◆ Directions for this task:
Produce an exact copy of all the data below, dropping every image.

◆ Available data:
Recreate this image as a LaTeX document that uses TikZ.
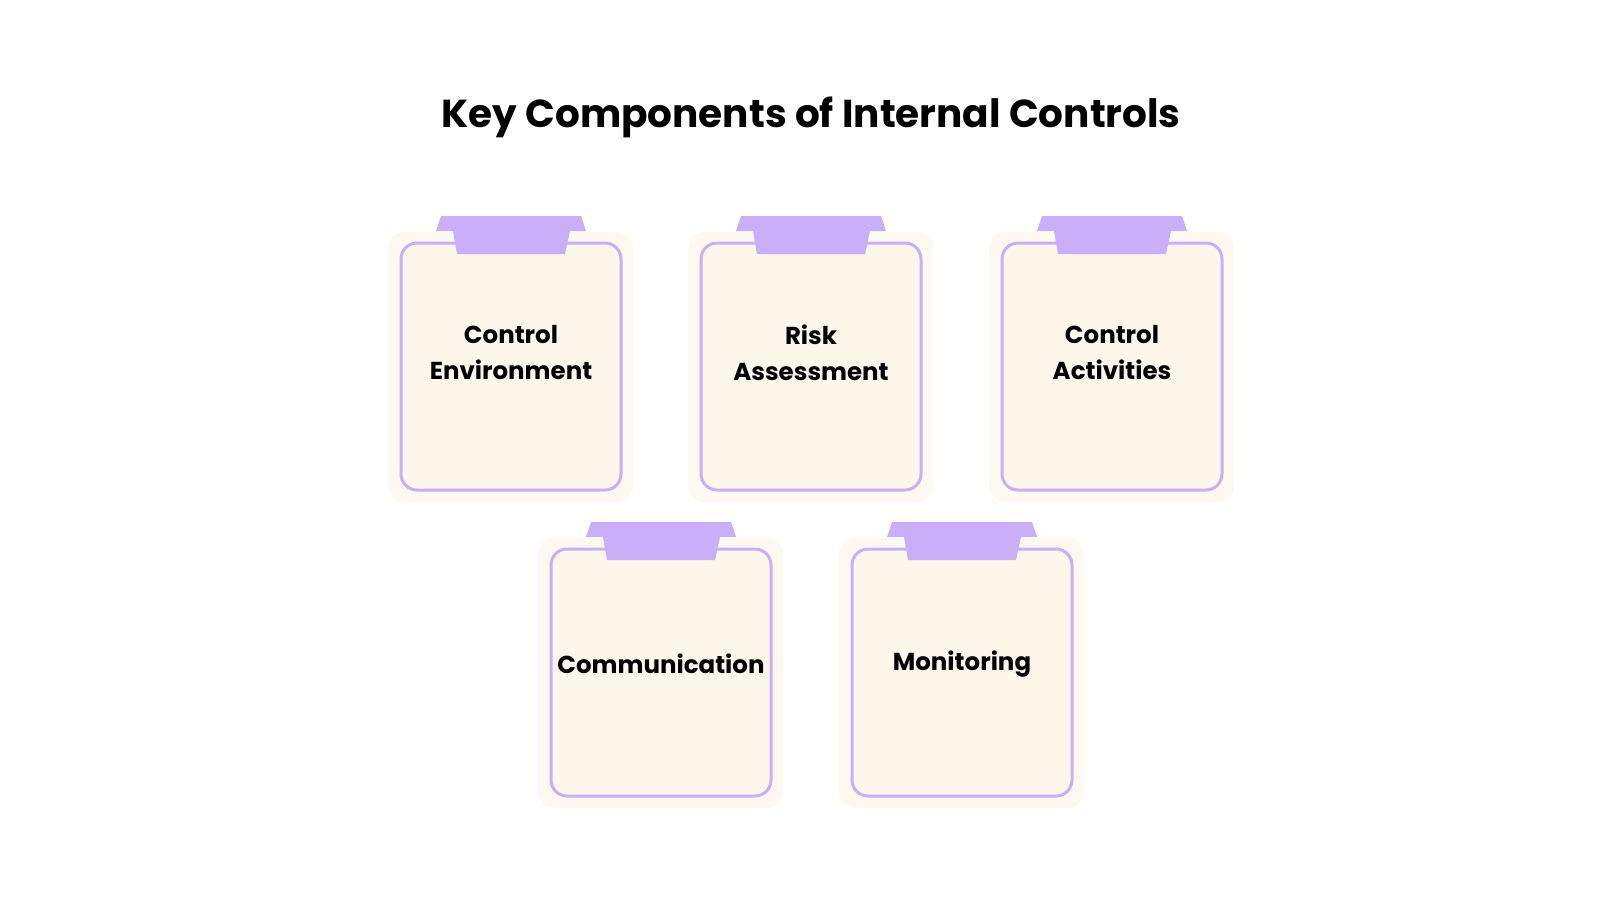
\documentclass[tikz,border=0pt]{standalone}
\usepackage{fontspec}
\setmainfont{Poppins}
\definecolor{cardbg}{HTML}{FDF6EA}
\definecolor{lilac}{HTML}{C9AEF9}
\tikzset{x=1pt, y=-1pt,
cardshade/.style={fill=cardbg!70, draw=none, rounded corners=16pt}, % outer soft panel
cardbox/.style={draw=lilac, line width=3pt, fill=cardbg, rounded corners=16pt,
  minimum width=220pt, minimum height=247pt, inner sep=0pt},
cardclip/.style={fill=lilac, draw=none},
cardlabel/.style={font=\fontsize{24.5}{36}\selectfont\bfseries, align=center, text=black},
}
\begin{document}
\begin{tikzpicture}
\useasboundingbox (0,0) rectangle (1600,900);
\node[font=\fontsize{39}{48}\selectfont\bfseries] (title) at (811,117) {Key Components of Internal Controls};
\foreach \cx/\cy/\ly/\nm/\txt in {511/0/353/ce/{Control\\Environment}, 811/0/353/ra/{Risk\\Assessment},
  1112/0/353/ca/{Control\\Activities}, 661/306/358/cm/{Communication}, 962/306/358/mo/{Monitoring}} {
  \begin{scope}[shift={(\cx,\cy)}]
  \fill[cardshade] (-123,232) rectangle (122,502);
  \node[cardbox] (\nm) at (0,366.5) {};
  \fill[cardclip] (-70,216) -- (70,216) -- (75,231) -- (59,231) -- (54,254)
    -- (-54,254) -- (-58,231) -- (-75,231) -- cycle;
  \node[cardlabel] (\nm-label) at (0,\ly) {\txt};
  \end{scope}
}
\end{tikzpicture}
\end{document}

◆ Exercise output:
Recreate this image as a LaTeX document that uses TikZ.
\documentclass[tikz,border=0pt]{standalone}
\usepackage{fontspec}
\setmainfont{Poppins}
\definecolor{cardbg}{HTML}{FDF6EA}
\definecolor{lilac}{HTML}{C9AEF9}
\tikzset{x=1pt, y=-1pt,
cardshade/.style={fill=cardbg!70, draw=none, rounded corners=16pt}, % outer soft panel
cardbox/.style={draw=lilac, line width=3pt, fill=cardbg, rounded corners=16pt,
  minimum width=220pt, minimum height=247pt, inner sep=0pt},
cardclip/.style={fill=lilac, draw=none},
cardlabel/.style={font=\fontsize{24.5}{36}\selectfont\bfseries, align=center, text=black},
}
\begin{document}
\begin{tikzpicture}
\useasboundingbox (0,0) rectangle (1600,900);
\node[font=\fontsize{39}{48}\selectfont\bfseries] (title) at (811,117) {Key Components of Internal Controls};
\foreach \cx/\cy/\ly/\nm/\txt in {511/0/353/ce/{Control\\Environment}, 811/0/353/ra/{Risk\\Assessment},
  1112/0/353/ca/{Control\\Activities}, 661/306/358/cm/{Communication}, 962/306/358/mo/{Monitoring}} {
  \begin{scope}[shift={(\cx,\cy)}]
  \fill[cardshade] (-123,232) rectangle (122,502);
  \node[cardbox] (\nm) at (0,366.5) {};
  \fill[cardclip] (-70,216) -- (70,216) -- (75,231) -- (59,231) -- (54,254)
    -- (-54,254) -- (-58,231) -- (-75,231) -- cycle;
  \node[cardlabel] (\nm-label) at (0,\ly) {\txt};
  \end{scope}
}
\end{tikzpicture}
\end{document}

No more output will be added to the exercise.